Stuart Bruce, who knows a thing or two about PR / technology / the Labour Party responded thus on Twitter: ‘Opening access to government data YES! Well done. But Tim Berners-Lee? Isn’t that just like Sugar, yet more cult of celebrity.’ Maybe so. Probably so, in fact. But it may be exactly what we need.

Govt report backs 'free' data

I wasn’t especially nice about the interim progress report on Power of Information Review, in that I didn’t see much specific progress being reported. So it came as a bit of a shock to discover, courtesy of the Open Rights Group, that there’s actually something really significant in it.
The interim report announced that:

HM Treasury and the Department for Business, Enterprise and Regulatory Reform (BERR) commissioned Cambridge University to undertake a study into the different models for charging for and defining public sector information. This is has (sic) been publicly released [External website].

I know, I know… that’s quite some call to action. You’re all simply dying to click on that link. But if you did, you’d eventually find your way to this report by three Cambridge University academics, published in late February, which concluded:

It was found that, in most cases, a marginal cost regime would be welfare improving – that is, the benefits to society of moving to a marginal cost regime outweighed the costs.
For registration based trading funds (DVLA, Companies House and the Land Registry) it likely (sic) that this change in charging policy could be made without the need for government to provide additional funds as any shortfall could be made up from the registration side of their activities.
For the other trading funds some direct assistance, beyond that already provided, would be required. In the case of the UKHO and the Met Office the sums involved would be limited (around £1m) but in the case of Ordnance Survey would be substantially larger (though the benefits in this case would be commensurably bigger).
One added benefit of adopting the marginal cost pricing scheme suggested by the analysis is that it would immediately address the competition concerns raised by the OFT as, a fortiori, outside organizations would now have access to ‘unrefined’ (‘upstream’) data on the same terms as the trading fund itself.

I’m no expert on all this stuff, but I know enough to recognise there are potentially staggering implications in this. And it’s surely useful ammunition for efforts like Free Our Bills.

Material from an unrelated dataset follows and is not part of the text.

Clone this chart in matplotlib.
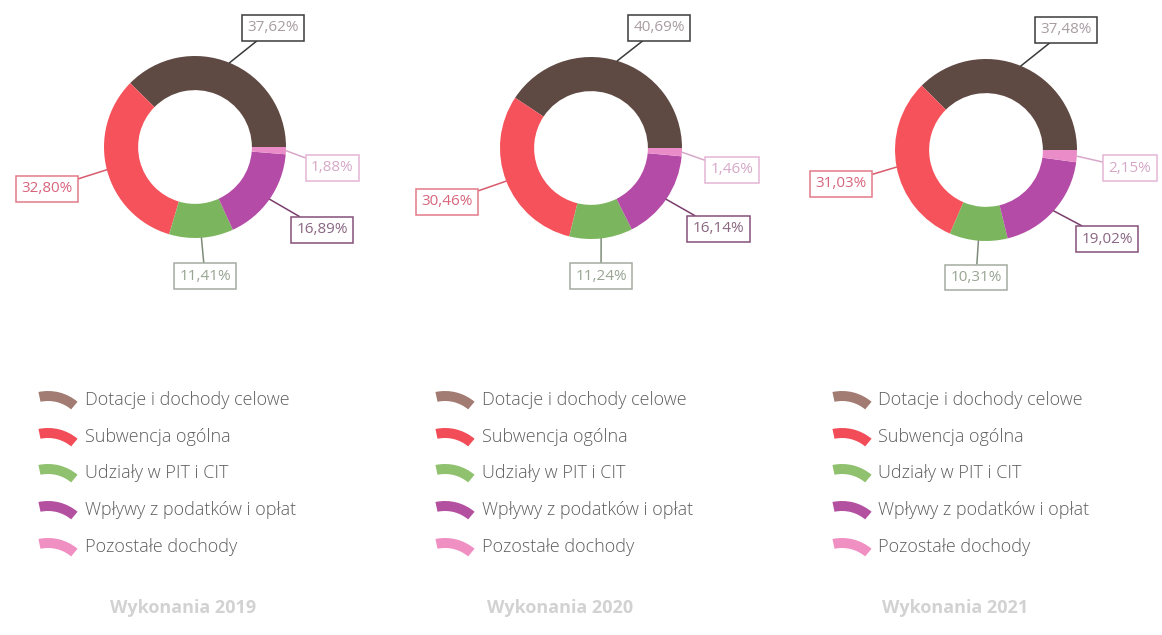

I thought it didn't have to be taxing?

HMRC in FirefoxOK, so it’s not on the scale of the lost CDs exactly, but… this morning I got a letter from HMRC telling me that I’ll have to fill in an annual tax return. The thing is, it’s not the first letter I’ve had from them recently on such a subject.
They initially wrote to me before Christmas to tell me I no longer needed to submit a tax return. Then they wrote again to say I did. Then they wrote again to say I didn’t. Now this morning, they’ve written to me again to say I do. The thing is, I’m a company director. They know this, and Companies House knows it. And that’s one of the criteria which requires you to submit an annual tax return, no matter what.
HMRC has a real credibility problem as it is, and this sort of trivial stupidity isn’t helping. Nor is the fact that a large chunk of their website – basically anything from the VAT / Customs & Excise side, by the look of it – still doesn’t display properly in Firefox. Is it any wonder, as reported by Westmonster, that a majority of the British public doesn’t want inter-departmental data sharing?